The Nanoscale Cryo-Microscopy of the Nucleation and Growth of Dendrites in Lithium-Ion Batteries

Internal short-circuits (ISC) are a major cause of failure in lithium-ion batteries and typically occur due to the dendrite formation, although the actual mechanism of the nucleation and growth of these microstructures is still not well understood. This is especially true at the nanoscale due to the limitations presented by current techniques, such as scanning electron microscopy (SEM). The purpose of this research project is to present the application of a new cryo-microscopy set-up, the Imperial Centre for the Cryo-Microscopy of Materials (I(CM)2), at Imperial College London. This has the capability of combining cryo-transmission electron microscopy (cryo-TEM) with cryo-atom probe tomography (cryo-APT) to study dendrite nucleation at a sub-atomic scale. When correlated, these techniques will provide information on the local chemistry, particularly degradation-related defects, and a highly resolved compositional mapping of the atomic arrangement, respectively, thus painting a clearer image of the dendrite nucleation mechanism than what is currently known.

It is well known that lighter elements, such as hydrogen, carbon, lithium and sulphur, have been key in advancing battery technology as we know it. Yet, due to their susceptibility to beam damage and challenges associated with their quantification, there are clear limitations associated with the study of such elements. APT is a growing technology that exhibits nearly uniform capabilities in identifying even the lightest of elements, making it a high-potential candidate in its application to lithium-ion battery systems. Achieving an improved understanding of the local chemistry and structural variations, made possible with this workflow, associated with dendrite nucleation and evolution will improve our understanding of their mechanism and growth. These results will subsequently be crucial in devising dendrite-suppression measures and contributing to the development of next-generation LIBs. Industry and consumers will also benefit from an improved understanding of the root causes of ISCs, a key limitation in battery technology today and a challenge that researchers globally are committed to overcoming.

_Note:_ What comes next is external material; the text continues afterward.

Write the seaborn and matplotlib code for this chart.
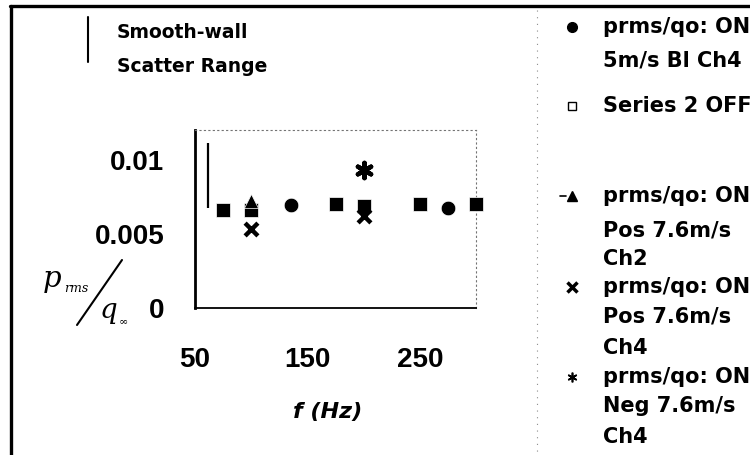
import matplotlib
matplotlib.use("Agg")
import matplotlib.pyplot as plt
from matplotlib.lines import Line2D
from matplotlib.font_manager import FontProperties
import pandas as pd
import seaborn as sns

# p_rms / q_inf against frequency (Hz) for each measurement series
freq_on_bl = [135, 275]
ratio_on_bl = [0.00696, 0.00676]

freq_off = [75, 100, 175, 200, 250, 300]
ratio_off = [0.0066, 0.0066, 0.0070, 0.0069, 0.0070, 0.0070]

freq_pos_ch2 = [100]
ratio_pos_ch2 = [0.0072]

freq_pos_ch4 = [100, 200]
ratio_pos_ch4 = [0.0053, 0.0062]

freq_neg_ch4 = [200]
ratio_neg_ch4 = [0.0093]

# smooth-wall scatter range (vertical bar)
range_freq = [61.5]
range_low = [0.00676]
range_high = [0.01115]

x_ticks = [50, 150, 250]
x_tick_labels = ["50", "150", "250"]
y_ticks = [0, 0.005, 0.01]
y_tick_labels = ["0", "0.005", "0.01"]

legend_labels = [
    ["prms/qo: ON", "5m/s Bl Ch4"],
    ["Series 2 OFF"],
    ["prms/qo: ON", "Pos 7.6m/s", "Ch2"],
    ["prms/qo: ON", "Pos 7.6m/s", "Ch4"],
    ["prms/qo: ON", "Neg 7.6m/s", "Ch4"],
]

W, H = 750, 455


def fx(px):
    return px / W


def fy(py):
    return 1 - py / H


sns.set_style("white")
plt.rcParams["font.family"] = ["DejaVu Sans"]
plt.rcParams["text.color"] = "black"

fig = plt.figure(figsize=(7.5, 4.55), dpi=100)
fig.patch.set_facecolor("white")
ax = fig.add_axes([fx(195), fy(308), (476 - 195) / W, (308 - 130) / H])
ax.set_facecolor("white")

series = [
    (freq_off, ratio_off, "s", 115, 0.5),
    (freq_on_bl, ratio_on_bl, "o", 110, 0.5),
    (freq_pos_ch2, ratio_pos_ch2, "^", 105, 0.5),
    (freq_pos_ch4, ratio_pos_ch4, "x", 85, 3.2),
    (freq_neg_ch4, ratio_neg_ch4, (6, 2, 0), 120, 3.2),
]
for xs, ys, mk, size, lw in series:
    df = pd.DataFrame({"f": xs, "r": ys})
    sns.scatterplot(data=df, x="f", y="r", marker=mk, s=size, color="black",
                    linewidth=lw, ax=ax, clip_on=False, zorder=3)

ax.vlines(range_freq, range_low, range_high, color="black", lw=1.6, zorder=3)

ax.set_xlim(50, 300)
ax.set_ylim(0, 0.012)
ax.set_xticks(x_ticks, x_tick_labels)
ax.set_yticks(y_ticks, y_tick_labels)
ax.set_xlabel("")
ax.set_ylabel("")

tick_font = FontProperties(family="Liberation Sans", weight="bold", size=20)
for lab in ax.get_xticklabels() + ax.get_yticklabels():
    lab.set_fontproperties(tick_font)
    lab.set_color("black")
ax.tick_params(axis="y", direction="in", length=5, width=1, pad=22, colors="black")
ax.tick_params(axis="x", direction="in", length=3, width=0.8, pad=28, colors="black")

for side in ("top", "right"):
    ax.spines[side].set_linestyle((0, (1, 3)))
    ax.spines[side].set_color("0.45")
    ax.spines[side].set_linewidth(0.8)
ax.spines["left"].set_color("black")
ax.spines["left"].set_linewidth(2.0)
ax.spines["bottom"].set_color("black")
ax.spines["bottom"].set_linewidth(1.3)

# x-axis title
fig.text(fx(328), fy(412), "f (Hz)", ha="center", va="center",
         fontsize=16, fontweight="bold", style="italic", family="DejaVu Sans")

# y-axis title drawn as p_rms / q_inf with a slanted bar
serif = "DejaVu Serif"
fig.text(fx(52), fy(279), "p", ha="center", va="center", fontsize=21,
         style="italic", family=serif)
fig.text(fx(76), fy(288), "rms", ha="center", va="center", fontsize=9,
         style="italic", family=serif)
fig.add_artist(Line2D([fx(77), fx(122)], [fy(325), fy(260)],
                      transform=fig.transFigure, color="black", lw=1.5))
fig.text(fx(108), fy(311), "q", ha="center", va="center", fontsize=20,
         style="italic", family=serif)
fig.text(fx(123), fy(321), "\u221e", ha="center", va="center", fontsize=8,
         family=serif)

# smooth-wall scatter range key
fig.add_artist(Line2D([fx(88), fx(88)], [fy(17), fy(62)],
                      transform=fig.transFigure, color="black", lw=1.5))
key_font = dict(fontsize=13.5, fontweight="bold", family="DejaVu Sans",
                va="center", ha="left", color="black")
fig.text(fx(117), fy(33), "Smooth-wall", **key_font)
fig.text(fx(117), fy(66), "Scatter Range", **key_font)

# legend on the right
legend_font = dict(key_font, fontsize=15)
legend_markers = [
    dict(marker="o", ms=7, mfc="black", mec="black"),
    dict(marker="s", ms=5.5, mfc="white", mec="black", mew=1),
    dict(marker="^", ms=7, mfc="black", mec="black"),
    dict(marker="x", ms=7, mec="black", mew=2.5),
    dict(marker=(6, 2, 0), ms=7, mec="black", mew=1.2),
]
legend_rows = [[27, 60], [106], [196, 230, 259], [287, 316, 348], [377, 406, 437]]
for mk, labels, rows in zip(legend_markers, legend_labels, legend_rows):
    fig.add_artist(Line2D([fx(572)], [fy(rows[0])], transform=fig.transFigure,
                          linestyle="none", **mk))
    for text, row in zip(labels, rows):
        fig.text(fx(603), fy(row), text, **legend_font)
fig.add_artist(Line2D([fx(560), fx(566)], [fy(196), fy(196)],
                      transform=fig.transFigure, color="black", lw=1.2))

# page frame and legend box edge
fig.add_artist(Line2D([fx(10), 1], [fy(6), fy(6)], transform=fig.transFigure,
                      color="black", lw=2.4))
fig.add_artist(Line2D([fx(11), fx(11)], [fy(6), 0], transform=fig.transFigure,
                      color="black", lw=2.4))
fig.add_artist(Line2D([fx(537), fx(537)], [fy(10), 0], transform=fig.transFigure,
                      color="0.55", lw=0.8, linestyle=(0, (1, 5))))

fig.savefig("out.png", dpi=100)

This workflow will be used to investigate the effects of ambient temperature variation, electrolyte composition, excess current density and state of charge (SoC) on dendrite evolution and chemistry, which will also help to improve our understanding of the interplay of these factors on battery degradation. As this research project is one of the first to use this set-up, a crucial aspect will be developing a suitable protocol for the sample (electrode) preparation, transfer and characterisation. This information can then be used for subsequent projects, particularly those relating to energy materials, while the more general site-selective analysis techniques will be beneficial to a wider reach of scientists using cryo-methods.